WORK INSTRUCTIONS. Set down, please, exactly the lines below that run from the line with "Reproduce this chart" to the line with "import seaborn as sns", both lines included.

EXCERPTED DATA.
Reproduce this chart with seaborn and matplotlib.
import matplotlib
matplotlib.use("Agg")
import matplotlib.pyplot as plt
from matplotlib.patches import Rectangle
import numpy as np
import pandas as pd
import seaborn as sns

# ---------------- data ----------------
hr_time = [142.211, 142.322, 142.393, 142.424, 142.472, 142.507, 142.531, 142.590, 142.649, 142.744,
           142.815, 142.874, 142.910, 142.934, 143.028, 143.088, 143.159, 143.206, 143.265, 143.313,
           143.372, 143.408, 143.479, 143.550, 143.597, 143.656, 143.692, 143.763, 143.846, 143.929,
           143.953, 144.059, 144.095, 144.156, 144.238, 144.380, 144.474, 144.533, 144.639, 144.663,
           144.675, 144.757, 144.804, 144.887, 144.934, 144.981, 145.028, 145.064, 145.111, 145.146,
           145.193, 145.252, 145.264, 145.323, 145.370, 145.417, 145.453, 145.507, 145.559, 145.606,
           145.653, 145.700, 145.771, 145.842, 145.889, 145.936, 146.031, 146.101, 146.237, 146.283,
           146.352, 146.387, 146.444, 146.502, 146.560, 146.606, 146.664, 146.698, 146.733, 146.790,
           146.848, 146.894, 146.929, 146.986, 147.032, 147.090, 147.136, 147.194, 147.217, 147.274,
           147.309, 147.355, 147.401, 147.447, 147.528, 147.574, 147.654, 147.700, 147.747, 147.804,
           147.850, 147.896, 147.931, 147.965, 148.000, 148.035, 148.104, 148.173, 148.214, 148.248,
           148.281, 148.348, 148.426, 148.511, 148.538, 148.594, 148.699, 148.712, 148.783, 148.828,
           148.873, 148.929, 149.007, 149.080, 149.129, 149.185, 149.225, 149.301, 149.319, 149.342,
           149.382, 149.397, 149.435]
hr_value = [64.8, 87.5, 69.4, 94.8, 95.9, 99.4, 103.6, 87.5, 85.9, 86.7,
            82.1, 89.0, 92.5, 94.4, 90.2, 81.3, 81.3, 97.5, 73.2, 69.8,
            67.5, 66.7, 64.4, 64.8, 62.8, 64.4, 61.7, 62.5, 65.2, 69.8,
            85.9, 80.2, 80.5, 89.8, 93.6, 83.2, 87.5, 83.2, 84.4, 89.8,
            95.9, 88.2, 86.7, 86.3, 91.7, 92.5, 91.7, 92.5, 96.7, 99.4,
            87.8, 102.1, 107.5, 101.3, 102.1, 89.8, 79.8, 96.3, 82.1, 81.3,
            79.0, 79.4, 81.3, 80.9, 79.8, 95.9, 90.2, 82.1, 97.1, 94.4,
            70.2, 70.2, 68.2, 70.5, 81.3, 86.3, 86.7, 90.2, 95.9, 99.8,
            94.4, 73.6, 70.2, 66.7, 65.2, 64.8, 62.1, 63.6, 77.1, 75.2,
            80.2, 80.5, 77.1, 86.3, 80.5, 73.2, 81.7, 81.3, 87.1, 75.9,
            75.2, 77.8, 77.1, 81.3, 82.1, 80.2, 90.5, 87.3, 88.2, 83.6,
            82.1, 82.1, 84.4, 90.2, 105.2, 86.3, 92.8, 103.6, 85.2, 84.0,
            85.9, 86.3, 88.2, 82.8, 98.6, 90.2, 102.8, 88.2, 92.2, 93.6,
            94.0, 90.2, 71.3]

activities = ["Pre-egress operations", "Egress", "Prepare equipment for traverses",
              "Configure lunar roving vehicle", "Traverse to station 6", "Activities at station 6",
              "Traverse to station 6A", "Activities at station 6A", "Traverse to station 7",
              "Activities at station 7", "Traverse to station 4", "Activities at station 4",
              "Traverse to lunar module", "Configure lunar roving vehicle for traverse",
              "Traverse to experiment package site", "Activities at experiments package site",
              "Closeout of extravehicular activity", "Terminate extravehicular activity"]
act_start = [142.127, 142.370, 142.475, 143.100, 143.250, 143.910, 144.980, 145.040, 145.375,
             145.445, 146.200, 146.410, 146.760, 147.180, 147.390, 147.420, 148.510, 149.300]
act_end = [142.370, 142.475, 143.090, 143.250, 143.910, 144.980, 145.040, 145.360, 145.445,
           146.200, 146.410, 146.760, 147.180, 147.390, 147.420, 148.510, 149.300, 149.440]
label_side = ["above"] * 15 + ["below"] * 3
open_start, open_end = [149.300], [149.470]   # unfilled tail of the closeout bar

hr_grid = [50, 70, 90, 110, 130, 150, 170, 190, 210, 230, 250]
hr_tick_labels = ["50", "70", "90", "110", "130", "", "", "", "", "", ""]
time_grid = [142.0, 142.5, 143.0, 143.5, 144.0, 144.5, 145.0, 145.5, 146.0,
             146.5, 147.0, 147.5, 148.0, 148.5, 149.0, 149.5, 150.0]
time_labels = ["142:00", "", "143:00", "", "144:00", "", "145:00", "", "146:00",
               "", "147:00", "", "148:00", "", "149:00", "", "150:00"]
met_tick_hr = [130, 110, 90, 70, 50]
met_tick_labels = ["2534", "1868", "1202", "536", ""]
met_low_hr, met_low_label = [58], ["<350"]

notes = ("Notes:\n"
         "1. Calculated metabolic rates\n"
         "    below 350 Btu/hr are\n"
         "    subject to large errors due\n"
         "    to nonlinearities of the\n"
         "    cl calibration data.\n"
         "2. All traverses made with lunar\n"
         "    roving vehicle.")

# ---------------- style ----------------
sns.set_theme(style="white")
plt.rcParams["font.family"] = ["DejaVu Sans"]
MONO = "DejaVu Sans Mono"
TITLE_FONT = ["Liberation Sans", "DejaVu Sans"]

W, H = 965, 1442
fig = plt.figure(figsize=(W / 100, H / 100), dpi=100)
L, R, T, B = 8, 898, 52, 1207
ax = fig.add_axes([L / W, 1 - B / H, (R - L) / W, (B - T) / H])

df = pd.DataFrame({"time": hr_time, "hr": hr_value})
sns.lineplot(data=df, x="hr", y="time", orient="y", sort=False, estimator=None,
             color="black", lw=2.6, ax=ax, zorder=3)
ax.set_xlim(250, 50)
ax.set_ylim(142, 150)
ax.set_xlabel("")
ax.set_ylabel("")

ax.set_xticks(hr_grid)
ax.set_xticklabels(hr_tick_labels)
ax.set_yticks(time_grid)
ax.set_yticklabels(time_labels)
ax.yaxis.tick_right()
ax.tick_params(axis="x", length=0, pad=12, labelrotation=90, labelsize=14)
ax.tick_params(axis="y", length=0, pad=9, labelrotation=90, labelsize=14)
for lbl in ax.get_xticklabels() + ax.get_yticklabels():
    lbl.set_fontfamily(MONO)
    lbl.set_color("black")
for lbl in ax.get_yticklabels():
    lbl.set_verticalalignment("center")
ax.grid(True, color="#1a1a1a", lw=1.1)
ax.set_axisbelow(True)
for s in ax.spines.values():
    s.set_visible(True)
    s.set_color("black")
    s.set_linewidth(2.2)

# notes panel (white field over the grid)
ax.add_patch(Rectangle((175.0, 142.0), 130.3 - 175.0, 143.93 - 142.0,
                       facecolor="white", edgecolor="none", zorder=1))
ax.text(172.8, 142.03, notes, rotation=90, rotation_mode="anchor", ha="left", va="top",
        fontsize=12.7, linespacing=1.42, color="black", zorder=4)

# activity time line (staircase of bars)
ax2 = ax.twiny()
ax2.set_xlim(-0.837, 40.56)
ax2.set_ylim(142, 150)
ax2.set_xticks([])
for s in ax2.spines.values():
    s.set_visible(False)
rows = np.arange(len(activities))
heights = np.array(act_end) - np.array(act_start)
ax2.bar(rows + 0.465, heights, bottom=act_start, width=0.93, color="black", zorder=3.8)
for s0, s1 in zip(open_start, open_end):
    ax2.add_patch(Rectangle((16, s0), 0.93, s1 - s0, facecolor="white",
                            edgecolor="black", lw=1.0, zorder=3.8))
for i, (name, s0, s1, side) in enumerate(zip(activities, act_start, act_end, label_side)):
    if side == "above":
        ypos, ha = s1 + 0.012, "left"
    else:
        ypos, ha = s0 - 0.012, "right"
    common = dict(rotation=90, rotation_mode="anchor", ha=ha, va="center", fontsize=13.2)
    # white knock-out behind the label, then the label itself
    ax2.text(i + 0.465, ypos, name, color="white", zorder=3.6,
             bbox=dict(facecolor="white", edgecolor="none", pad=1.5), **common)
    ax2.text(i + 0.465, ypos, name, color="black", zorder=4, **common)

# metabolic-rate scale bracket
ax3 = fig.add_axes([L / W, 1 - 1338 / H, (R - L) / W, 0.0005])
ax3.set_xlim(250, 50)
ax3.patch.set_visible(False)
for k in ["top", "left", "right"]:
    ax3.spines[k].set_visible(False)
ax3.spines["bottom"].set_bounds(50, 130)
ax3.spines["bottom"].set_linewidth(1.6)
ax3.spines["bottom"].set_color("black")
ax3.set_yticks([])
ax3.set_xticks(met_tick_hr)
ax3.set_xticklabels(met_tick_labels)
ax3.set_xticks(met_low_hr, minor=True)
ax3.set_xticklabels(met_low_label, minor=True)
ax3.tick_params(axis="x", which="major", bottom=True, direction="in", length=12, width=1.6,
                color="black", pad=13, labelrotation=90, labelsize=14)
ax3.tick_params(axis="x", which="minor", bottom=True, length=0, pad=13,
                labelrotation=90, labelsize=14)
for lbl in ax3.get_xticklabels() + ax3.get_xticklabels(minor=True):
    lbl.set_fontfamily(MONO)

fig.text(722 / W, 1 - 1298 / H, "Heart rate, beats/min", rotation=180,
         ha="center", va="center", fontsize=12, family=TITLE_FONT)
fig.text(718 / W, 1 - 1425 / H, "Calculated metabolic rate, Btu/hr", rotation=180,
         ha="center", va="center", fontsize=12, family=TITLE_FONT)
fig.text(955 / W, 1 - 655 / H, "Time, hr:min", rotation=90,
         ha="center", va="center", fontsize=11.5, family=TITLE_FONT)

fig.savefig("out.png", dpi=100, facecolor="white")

==

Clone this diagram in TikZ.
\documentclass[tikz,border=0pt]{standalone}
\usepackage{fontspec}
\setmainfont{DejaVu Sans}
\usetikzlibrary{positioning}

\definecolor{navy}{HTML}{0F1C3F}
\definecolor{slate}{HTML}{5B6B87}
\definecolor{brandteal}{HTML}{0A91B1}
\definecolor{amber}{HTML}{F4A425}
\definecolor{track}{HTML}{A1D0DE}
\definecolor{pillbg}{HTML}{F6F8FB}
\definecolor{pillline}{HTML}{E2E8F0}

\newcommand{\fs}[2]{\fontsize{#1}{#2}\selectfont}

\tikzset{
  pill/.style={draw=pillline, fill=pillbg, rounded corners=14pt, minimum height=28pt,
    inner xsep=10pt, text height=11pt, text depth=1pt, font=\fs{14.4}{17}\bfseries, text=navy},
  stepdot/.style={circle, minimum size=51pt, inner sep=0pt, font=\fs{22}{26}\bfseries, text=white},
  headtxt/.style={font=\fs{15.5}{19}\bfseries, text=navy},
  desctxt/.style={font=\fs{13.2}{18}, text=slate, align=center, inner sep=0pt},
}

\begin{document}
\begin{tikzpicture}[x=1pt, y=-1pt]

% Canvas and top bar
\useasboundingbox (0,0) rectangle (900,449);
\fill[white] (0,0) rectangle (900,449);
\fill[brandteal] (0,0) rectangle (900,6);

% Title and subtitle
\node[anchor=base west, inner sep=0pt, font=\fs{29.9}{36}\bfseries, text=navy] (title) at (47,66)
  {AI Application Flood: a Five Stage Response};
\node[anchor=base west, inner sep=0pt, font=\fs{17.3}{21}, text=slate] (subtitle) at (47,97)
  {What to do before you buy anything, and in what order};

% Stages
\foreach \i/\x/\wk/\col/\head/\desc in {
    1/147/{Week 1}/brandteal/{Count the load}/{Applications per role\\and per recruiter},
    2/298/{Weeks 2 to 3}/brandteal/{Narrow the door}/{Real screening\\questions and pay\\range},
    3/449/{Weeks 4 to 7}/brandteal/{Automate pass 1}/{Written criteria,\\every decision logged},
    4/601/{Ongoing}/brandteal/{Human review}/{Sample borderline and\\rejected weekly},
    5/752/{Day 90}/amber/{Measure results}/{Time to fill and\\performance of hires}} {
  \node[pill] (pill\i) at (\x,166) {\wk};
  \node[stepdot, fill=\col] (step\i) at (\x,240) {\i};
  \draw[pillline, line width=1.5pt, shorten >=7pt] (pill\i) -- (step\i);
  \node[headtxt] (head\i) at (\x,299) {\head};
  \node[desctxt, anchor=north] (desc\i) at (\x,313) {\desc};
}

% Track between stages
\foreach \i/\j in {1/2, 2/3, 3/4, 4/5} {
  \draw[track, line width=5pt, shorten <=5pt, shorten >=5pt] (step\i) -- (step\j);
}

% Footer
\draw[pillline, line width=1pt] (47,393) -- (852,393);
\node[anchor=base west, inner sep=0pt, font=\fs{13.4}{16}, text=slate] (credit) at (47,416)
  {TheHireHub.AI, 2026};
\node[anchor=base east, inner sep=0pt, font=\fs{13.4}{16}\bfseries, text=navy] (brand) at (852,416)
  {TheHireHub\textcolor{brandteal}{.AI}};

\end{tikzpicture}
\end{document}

RESPONSE BELOW.
Reproduce this chart with seaborn and matplotlib.
import matplotlib
matplotlib.use("Agg")
import matplotlib.pyplot as plt
from matplotlib.patches import Rectangle
import numpy as np
import pandas as pd
import seaborn as sns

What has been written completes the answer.